Questions Ahead of Week 11 of SEC Football

By Tucker Harlin

As always, here are the answers to my questions in Week 10.

DID TENNESSEE’S OFFENSE BREAK THE SEAL IN SEC PLAY? No, but it wasn’t far from doing so.

WHERE DOES ARKANSAS TURN WITH AN INJURED JA’QUINDEN JACKSON? It turned to its worst loss ever to Ole Miss

CAN SOUTH CAROLINA’S DEFENSIVE FRONT MATCH THE SPEED OF TEXAS A&M’S RUN GAME? Yes, and it tore some ACLs along the way.

IS A SUSPECT GEORGIA DEFENSE IN DANGER AGAINST DJ LAGWAY? Not if Lagway gets hurt in the second quarter.

Week 11 is your first week with official College Football Playoff rankings. The rooting interests of fan bases are changing as a result of different projections with the need to trust sworn enemies to take down fellow playoff contenders.

These are the three questions I’m asking ahead of SEC play in Week 11.

IS THIS THE WEEK CARSON BECK FINALLY COSTS GEORGIA AGAINST AN OPPONENT NOT CALLED ALABAMA?

In the moment, everybody sort of ignored the three-interception outing Carson Beck had against Alabama in September. No, it didn’t look good, but we also didn’t know the Tide was about to fall out of favor with the college football gods.

What nobody is ignoring are Beck’s multi-interception outings against Mississippi State, Texas, and Florida. The security blankets of Ladd McConkey and Brock Bowers won’t be at Beck’s disposal in Oxford this weekend.

Beck is going against an Ole Miss defensive front that’s not getting the attention it deserves right now.

If you take the loss to LSU out of the equation, the landshark defense has compiled 29 sacks and 48 tackles for loss in SEC play. Of those sacks and tackles for loss, over half are in the Rebels’ victories over Oklahoma and Arkansas.

Comparing Georgia to those offensive fronts is apples to oranges, although Beck on his own is one of the offense’s greatest liabilities.
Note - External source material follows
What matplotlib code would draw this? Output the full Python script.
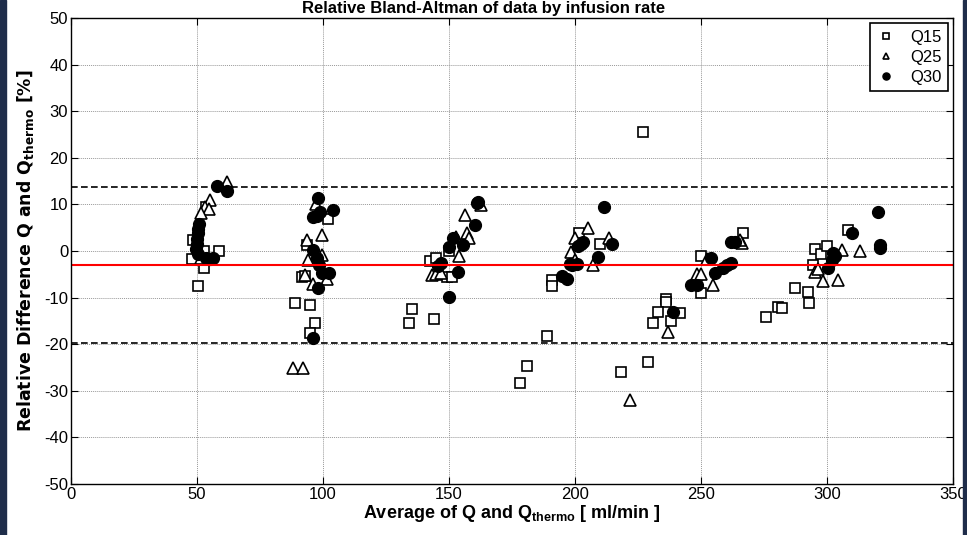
import matplotlib
matplotlib.use("Agg")
import matplotlib.pyplot as plt
from matplotlib.patches import Rectangle

plt.rcParams['font.family'] = ['Liberation Sans Narrow', 'Liberation Sans', 'DejaVu Sans']
plt.rcParams['mathtext.fontset'] = 'custom'
plt.rcParams['mathtext.bf'] = 'Liberation Sans:bold'
plt.rcParams['mathtext.sf'] = 'DejaVu Sans:bold'
plt.rcParams['axes.unicode_minus'] = False

# Q15 (squares)
q15_x = [53.4, 48.5, 52.8, 58.9, 48.1, 52.8, 52.8, 50.6,
         102.1, 93.5, 91.7, 93.0, 88.9, 95.0, 96.8, 94.8,
         150.0, 142.4, 145.0, 149.3, 151.2, 135.2, 134.1, 144.0,
         190.7, 190.7, 189.0, 181.0, 178.2, 201.7, 210.1, 226.9, 218.3, 229.1,
         266.8, 250.2, 250.2, 236.3, 236.3, 233.0, 241.7, 238.1, 230.9,
         275.9, 280.5, 282.3, 287.3, 292.3, 293.0, 294.6, 295.2, 297.8, 300.1, 308.2]
q15_y = [9.5, 2.3, 0.1, 0.1, -1.8, -1.8, -3.7, -7.6,
         6.8, 1.2, -5.5, -5.3, -11.2, -11.5, -15.4, -17.6,
         0.1, -2.1, -1.4, -5.6, -5.6, -12.4, -15.4, -14.6,
         -6.3, -7.5, -18.2, -24.7, -28.4, 3.9, 1.6, 25.6, -26.0, -23.9,
         3.8, -1.0, -9.1, -10.2, -10.9, -13.0, -13.4, -15.1, -15.5,
         -14.1, -12.1, -12.3, -7.9, -8.9, -11.1, -3.0, 0.4, -0.6, 1.1, 4.5]

# Q25 (triangles)
q25_x = [61.8, 55.3, 53.3, 54.9, 51.6, 51.5,
         97.4, 99.8, 93.5, 99.5, 94.2, 92.9, 96.2, 101.5, 88.0, 92.0,
         162.6, 156.4, 157.3, 158.0, 152.6, 153.9, 143.2, 145.0, 147.0,
         205.3, 200.0, 213.6, 198.3, 200.0, 207.3, 221.9,
         266.4, 265.5, 252.2, 248.3, 250.2, 254.6, 237.0,
         313.1, 305.8, 295.2, 296.5, 298.5, 304.5]
q25_y = [14.9, 10.9, 9.4, 9.1, 8.1, -1.5,
         10.1, 3.4, 2.4, -0.9, -2.0, -5.2, -7.0, -6.0, -25.1, -25.1,
         9.9, 7.8, 3.8, 2.7, 3.0, -1.1, -5.1, -5.0, -4.8,
         4.9, 2.7, 2.8, -0.2, -2.0, -3.0, -32.0,
         1.7, 2.3, -1.7, -4.9, -4.9, -7.4, -17.3,
         0.1, 0.3, -4.4, -3.8, -6.4, -6.2]

# Q30 (filled circles)
q30_x = [57.8, 61.8, 50.9, 50.6, 50.3, 50.1, 49.9, 49.8, 50.3, 53.5, 55.2, 56.2,
         98.2, 98.8, 96.2, 97.5, 104.1, 95.9, 97.5, 98.5, 99.5, 102.2, 98.1, 95.9,
         161.0, 161.5, 160.3, 151.6, 155.6, 150.2, 146.9, 145.5, 153.6, 150.2,
         211.6, 203.3, 201.3, 202.5, 214.5, 209.2, 197.9, 200.9, 199.0, 195.0, 197.0,
         253.8, 263.5, 262.0, 255.5, 258.8, 260.5, 262.1, 245.9, 248.3, 238.7,
         320.1, 321.0, 321.0, 310.0, 303.2, 301.9, 300.6, 302.5]
q30_y = [14.0, 12.9, 5.8, 4.8, 3.8, 2.6, 1.5, 0.4, -0.6, -1.6, -1.8, -1.5,
         11.3, 8.4, 7.3, 7.6, 8.7, 0.2, -1.5, -3.0, -4.8, -4.7, -7.9, -18.7,
         10.2, 10.6, 5.6, 2.7, 1.3, 0.8, -2.6, -3.2, -4.4, -9.8,
         9.4, 2.0, 1.1, 1.5, 1.5, -1.2, -2.8, -2.7, -3.0, -5.4, -6.1,
         -1.4, 2.0, 2.0, -4.8, -3.7, -3.0, -2.5, -7.2, -7.2, -13.0,
         8.3, 1.3, 0.6, 3.8, -1.1, -2.0, -3.7, -0.5]

mean_diff = -3.0
upper_loa = 13.7
lower_loa = -19.7

fig = plt.figure(figsize=(9.67, 5.35), dpi=100)
ax = fig.add_axes([0.0734, 0.0953, 0.9121, 0.8711])

ax.plot(q15_x, q15_y, 's', ms=7, mfc='white', mec='black', mew=1.2, label='Q15')
ax.plot(q25_x, q25_y, '^', ms=8, mfc='white', mec='black', mew=1.2, label='Q25')
ax.plot(q30_x, q30_y, 'o', ms=8.5, mfc='black', mec='black', label='Q30')

ax.axhline(mean_diff, color='red', lw=1.5)
ax.axhline(upper_loa, color='black', lw=1.2, ls='--', dashes=(4, 2))
ax.axhline(lower_loa, color='black', lw=1.2, ls='--', dashes=(4, 2))

ax.set_xlim(0, 350)
ax.set_ylim(-50, 50)
ax.set_xticks(range(0, 351, 50))
ax.set_yticks(range(-50, 51, 10))
ax.grid(True, color='#999999', ls=(0, (1, 1)), lw=0.7)
ax.tick_params(direction='in', top=True, right=True, labelsize=12, length=5, pad=2)
for s in ax.spines.values():
    s.set_linewidth(1.0)

ax.set_xlabel(r'Average of Q and Q$_{\mathbf{thermo}}$ [ ml/min ]',
              fontsize=13, fontweight='bold', labelpad=1)
ax.set_ylabel(r'Relative Difference Q and Q$_{\mathsf{thermo}}$ [%]',
              fontsize=12.5, fontweight='bold', family='DejaVu Sans', labelpad=6)

leg = ax.legend(loc='upper right', fontsize=12, markerscale=0.6, handlelength=1.2,
                fancybox=False, framealpha=1, edgecolor='black',
                borderaxespad=0.3, labelspacing=0.3)
leg.get_frame().set_linewidth(1.2)

fig.text(0.5, 0.999, 'Relative Bland-Altman of data by infusion rate',
         ha='center', va='top', fontsize=12, fontweight='bold')

# dark side strips of the window frame
fig.patches.append(Rectangle((0, 0), 0.006, 1, transform=fig.transFigure,
                             color='#1f2d4a', zorder=0))
fig.patches.append(Rectangle((0.996, 0), 0.004, 1, transform=fig.transFigure,
                             color='#1f2d4a', zorder=0))

fig.savefig('out.png', dpi=100)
But who am I to judge? He’s doing a lot better than me at the dating game.

CAN JALEN MILROE WIN IN A TRULY HOSTILE ROAD ENVIRONMENT?

This question seems very surface level, but the truth is Jalen Milroe hasn’t played often against crowds that are heavily against him.

It’s become more obvious with each passing week the driving force behind Alabama’s 2023 College Football Playoff appearance was Nick Saban. That team is fortunate to sit at 8-4 if Saban isn’t the man pulling the strings.

He’s not the puppet master this year, and chief puppet Jalen Milroe is having to fight hard to debunk the fraud allegations surround him.

Think about where Milroe won games last year away from Tuscaloosa: Starkville against a 5-7 Mississippi State team, College Station against a team that wanted its coach gone, Lexington against a team that’s won two SEC games there in three seasons, and Auburn against a coach that cared more about recruiting for 2024 than the season he was in.

The Tuscaloosa factor doesn’t seem to matter this season.

The two blowout wins the Tide has under its belt are against teams that lost their starting quarterbacks in the first half. Georgia is a defensive bust from a miracle comeback and the Tide couldn’t trust Milroe to throw the ball in the win over South Carolina.

The Tide is 0-2 on the road in SEC play this year. The first loss was in front of 70% Bama fans while the other left Milroe and company rattled in Knoxville.

The loss at Tennessee occurred late in the afternoon so I can only imagine what a trip to Death Valley at night will turn into for Milroe.

IS SOUTH CAROLINA WALKING INTO WEST END HUNGOVER?

Last week’s victory over Texas A&M was one of two pinnacles we can point to in the Shane Beamer era at South Carolina.

The other pinnacle is the two-week period in which the Gamecocks knocked both Tennessee and Clemson out of playoff contention. After those victories, the next year and change of South Carolina football was pretty miserable, beginning with a Gator Bowl loss to Notre Dame.

I think there’s a better head on the shoulders of the 2024 South Carolina team than the one from 2022, but I’m still not ready to rule out a slip up in Nashville this weekend.

Vanderbilt has been excellent about taking care of the football and keeping the metaphorical gun away from its foot, allowing opponents to make those mistakes instead. The Gamecocks don’t want to fall on their faces this weekend.